Experience suggests that insurgencies rooted in political and socio-economic grievances are rarely resolved through force alone. Durable stability ultimately requires political accommodation, economic inclusion and institutional reform alongside effective security measures. Another important challenge has emerged in Pakistan occupied Kashmir (PoK), where protests that began in 2023 over rising electricity tariffs and shortages of subsidised wheat have evolved into a broader movement demanding greater political representation and institutional accountability. The Joint Awami Action Committee (JAAC) has spearheaded these protests, arguing that despite the Mangla Hydropower Project being located in PoK, local residents continue to bear disproportionately high electricity costs. Many also contend that the dam was constructed without adequate consultation or compensation for displaced communities.

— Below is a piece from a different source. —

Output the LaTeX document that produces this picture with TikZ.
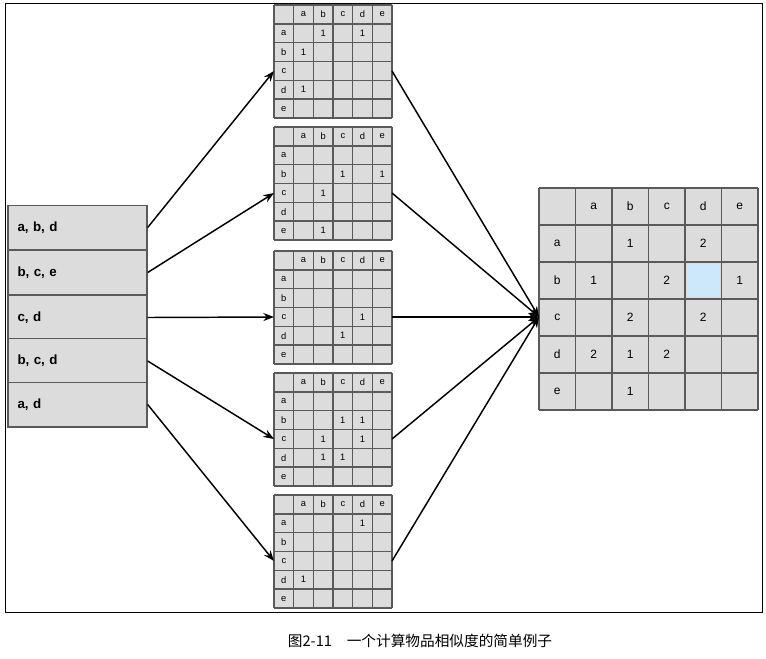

The protests have also exposed concerns regarding political representation. Of the 53 seats in the PoK Legislative Assembly, only 33 are directly elected by local residents. Twelve seats are reserved for migrants from the erstwhile State of Jammu and Kashmir now residing elsewhere in Pakistan, while the remaining seats are reserved for women, technocrats, religious scholars and overseas Kashmiris. Since elections for the 12 migrant seats are held outside PoK, critics argue that they dilute local political representation while influencing decisions affecting the region’s governance and finances. The ban imposed on JAAC has further intensified concerns regarding democratic space. Similar concerns have periodically surfaced in Gilgit-Baltistan, where demands for greater political representation, equitable economic development and fuller constitutional rights have generated recurring protests.
Together, developments in PoK and Gilgit-Baltistan underscore broader governance challenges in territories administered by Pakistan. Pakistan therefore faces a strategic choice. It can continue prioritising external diplomatic visibility while relying predominantly on coercive responses to internal unrest, or it can address the political, economic and governance deficits that lie at the heart of many of its domestic challenges. The latter course is undoubtedly more demanding, but it offers the only credible path to durable stability.
For Islamabad, the road to regional influence ultimately runs through domestic stability. Diplomatic engagement abroad cannot substitute for political reconciliation and effective governance at home. For India, Pakistan’s internal trajectory warrants close attention. While prolonged instability may constrain Islamabad’s capacity for external adventurism, it also carries risks of cross-border terrorism, humanitarian pressures and heightened regional uncertainty. Indian policymakers must therefore continue to combine robust security preparedness with a nuanced understanding that Pakistan’s internal stability will remain an important determinant of South Asia’s strategic landscape.
(The writer is a retired Brigadier of the Indian Army and writes on strategic and international affairs.)